→ **Written problem**:
Line by line, reproduce exactly the beginning of the listing below, ending with the line that contains "const inflationExp = [2.9, 3.1, 3.3, 3.9];" and adding nothing.

→ **Available data**:

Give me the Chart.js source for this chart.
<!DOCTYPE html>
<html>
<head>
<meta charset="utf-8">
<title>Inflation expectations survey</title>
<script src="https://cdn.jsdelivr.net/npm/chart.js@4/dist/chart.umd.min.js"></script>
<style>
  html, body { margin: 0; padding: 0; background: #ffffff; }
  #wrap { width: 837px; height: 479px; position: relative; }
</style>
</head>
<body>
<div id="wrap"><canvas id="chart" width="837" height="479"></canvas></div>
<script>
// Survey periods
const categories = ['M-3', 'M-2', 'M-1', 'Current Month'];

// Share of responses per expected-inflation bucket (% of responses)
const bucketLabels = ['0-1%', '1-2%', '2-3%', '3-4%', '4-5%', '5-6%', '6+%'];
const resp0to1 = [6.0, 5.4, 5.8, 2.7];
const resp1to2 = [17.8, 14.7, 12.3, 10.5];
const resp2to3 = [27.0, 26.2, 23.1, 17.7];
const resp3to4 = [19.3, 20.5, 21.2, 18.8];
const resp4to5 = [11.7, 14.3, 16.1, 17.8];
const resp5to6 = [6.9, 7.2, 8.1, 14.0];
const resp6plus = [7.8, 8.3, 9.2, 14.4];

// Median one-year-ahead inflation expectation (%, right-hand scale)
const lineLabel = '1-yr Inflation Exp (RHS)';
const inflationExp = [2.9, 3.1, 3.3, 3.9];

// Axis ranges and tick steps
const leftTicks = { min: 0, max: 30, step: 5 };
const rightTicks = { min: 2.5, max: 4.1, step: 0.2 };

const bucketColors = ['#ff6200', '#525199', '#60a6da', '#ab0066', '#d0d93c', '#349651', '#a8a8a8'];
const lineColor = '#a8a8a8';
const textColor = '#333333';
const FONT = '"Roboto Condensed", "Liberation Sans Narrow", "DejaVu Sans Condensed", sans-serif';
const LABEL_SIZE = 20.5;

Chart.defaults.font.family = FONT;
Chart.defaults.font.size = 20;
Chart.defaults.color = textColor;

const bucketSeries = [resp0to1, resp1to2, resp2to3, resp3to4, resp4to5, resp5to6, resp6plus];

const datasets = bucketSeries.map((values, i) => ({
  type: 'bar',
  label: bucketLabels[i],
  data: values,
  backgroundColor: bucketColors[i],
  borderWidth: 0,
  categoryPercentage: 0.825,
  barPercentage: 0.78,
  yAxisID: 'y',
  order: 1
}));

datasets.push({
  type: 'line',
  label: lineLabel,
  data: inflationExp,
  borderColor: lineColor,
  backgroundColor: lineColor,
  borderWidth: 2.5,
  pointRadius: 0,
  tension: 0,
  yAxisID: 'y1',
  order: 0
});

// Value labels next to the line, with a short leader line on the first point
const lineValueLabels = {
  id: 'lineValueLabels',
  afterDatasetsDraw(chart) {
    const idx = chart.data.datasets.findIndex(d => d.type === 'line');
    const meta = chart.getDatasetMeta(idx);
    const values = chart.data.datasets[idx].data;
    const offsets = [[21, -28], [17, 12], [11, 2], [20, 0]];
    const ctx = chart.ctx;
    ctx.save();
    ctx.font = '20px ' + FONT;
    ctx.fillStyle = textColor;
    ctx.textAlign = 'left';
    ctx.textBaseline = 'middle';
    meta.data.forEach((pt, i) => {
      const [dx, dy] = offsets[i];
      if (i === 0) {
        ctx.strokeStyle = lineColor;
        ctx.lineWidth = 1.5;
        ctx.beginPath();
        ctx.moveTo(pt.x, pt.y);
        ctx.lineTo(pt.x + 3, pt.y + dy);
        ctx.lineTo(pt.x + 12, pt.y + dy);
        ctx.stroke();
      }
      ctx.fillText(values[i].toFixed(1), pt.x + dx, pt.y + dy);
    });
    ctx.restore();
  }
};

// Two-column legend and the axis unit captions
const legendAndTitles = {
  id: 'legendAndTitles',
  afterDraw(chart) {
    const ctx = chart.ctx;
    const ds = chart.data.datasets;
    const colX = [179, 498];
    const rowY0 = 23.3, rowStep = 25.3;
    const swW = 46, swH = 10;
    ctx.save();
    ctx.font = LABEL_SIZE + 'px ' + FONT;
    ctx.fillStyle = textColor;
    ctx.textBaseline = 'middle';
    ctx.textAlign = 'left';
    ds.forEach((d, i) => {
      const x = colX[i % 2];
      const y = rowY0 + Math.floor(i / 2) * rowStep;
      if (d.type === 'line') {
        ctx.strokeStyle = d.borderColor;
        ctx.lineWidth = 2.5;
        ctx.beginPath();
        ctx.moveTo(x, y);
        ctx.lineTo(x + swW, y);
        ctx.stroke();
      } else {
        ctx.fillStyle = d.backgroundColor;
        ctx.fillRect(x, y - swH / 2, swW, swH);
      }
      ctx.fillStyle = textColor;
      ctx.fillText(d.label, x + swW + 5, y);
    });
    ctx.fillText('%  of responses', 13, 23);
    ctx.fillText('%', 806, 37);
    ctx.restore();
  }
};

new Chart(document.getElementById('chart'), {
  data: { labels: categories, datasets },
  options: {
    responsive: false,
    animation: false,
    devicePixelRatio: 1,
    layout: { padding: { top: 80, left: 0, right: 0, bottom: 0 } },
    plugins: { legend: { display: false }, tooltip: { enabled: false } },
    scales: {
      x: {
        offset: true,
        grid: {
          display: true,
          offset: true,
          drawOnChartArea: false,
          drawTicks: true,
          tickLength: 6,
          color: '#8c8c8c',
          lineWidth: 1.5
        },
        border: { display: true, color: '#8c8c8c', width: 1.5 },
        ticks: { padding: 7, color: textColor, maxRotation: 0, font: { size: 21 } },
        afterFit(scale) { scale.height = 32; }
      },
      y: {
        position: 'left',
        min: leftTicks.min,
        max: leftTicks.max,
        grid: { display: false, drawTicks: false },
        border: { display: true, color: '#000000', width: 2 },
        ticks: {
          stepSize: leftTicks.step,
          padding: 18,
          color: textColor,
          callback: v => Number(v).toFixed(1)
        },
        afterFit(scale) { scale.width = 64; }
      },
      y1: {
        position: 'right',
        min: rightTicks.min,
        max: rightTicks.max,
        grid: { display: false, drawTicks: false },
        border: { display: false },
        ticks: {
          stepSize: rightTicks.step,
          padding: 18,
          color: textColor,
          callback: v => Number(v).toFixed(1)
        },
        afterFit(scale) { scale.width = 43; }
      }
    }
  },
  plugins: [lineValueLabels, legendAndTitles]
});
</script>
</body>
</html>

→ **Task result**:
Give me the Chart.js source for this chart.
<!DOCTYPE html>
<html>
<head>
<meta charset="utf-8">
<title>Inflation expectations survey</title>
<script src="https://cdn.jsdelivr.net/npm/chart.js@4/dist/chart.umd.min.js"></script>
<style>
  html, body { margin: 0; padding: 0; background: #ffffff; }
  #wrap { width: 837px; height: 479px; position: relative; }
</style>
</head>
<body>
<div id="wrap"><canvas id="chart" width="837" height="479"></canvas></div>
<script>
// Survey periods
const categories = ['M-3', 'M-2', 'M-1', 'Current Month'];

// Share of responses per expected-inflation bucket (% of responses)
const bucketLabels = ['0-1%', '1-2%', '2-3%', '3-4%', '4-5%', '5-6%', '6+%'];
const resp0to1 = [6.0, 5.4, 5.8, 2.7];
const resp1to2 = [17.8, 14.7, 12.3, 10.5];
const resp2to3 = [27.0, 26.2, 23.1, 17.7];
const resp3to4 = [19.3, 20.5, 21.2, 18.8];
const resp4to5 = [11.7, 14.3, 16.1, 17.8];
const resp5to6 = [6.9, 7.2, 8.1, 14.0];
const resp6plus = [7.8, 8.3, 9.2, 14.4];

// Median one-year-ahead inflation expectation (%, right-hand scale)
const lineLabel = '1-yr Inflation Exp (RHS)';
const inflationExp = [2.9, 3.1, 3.3, 3.9];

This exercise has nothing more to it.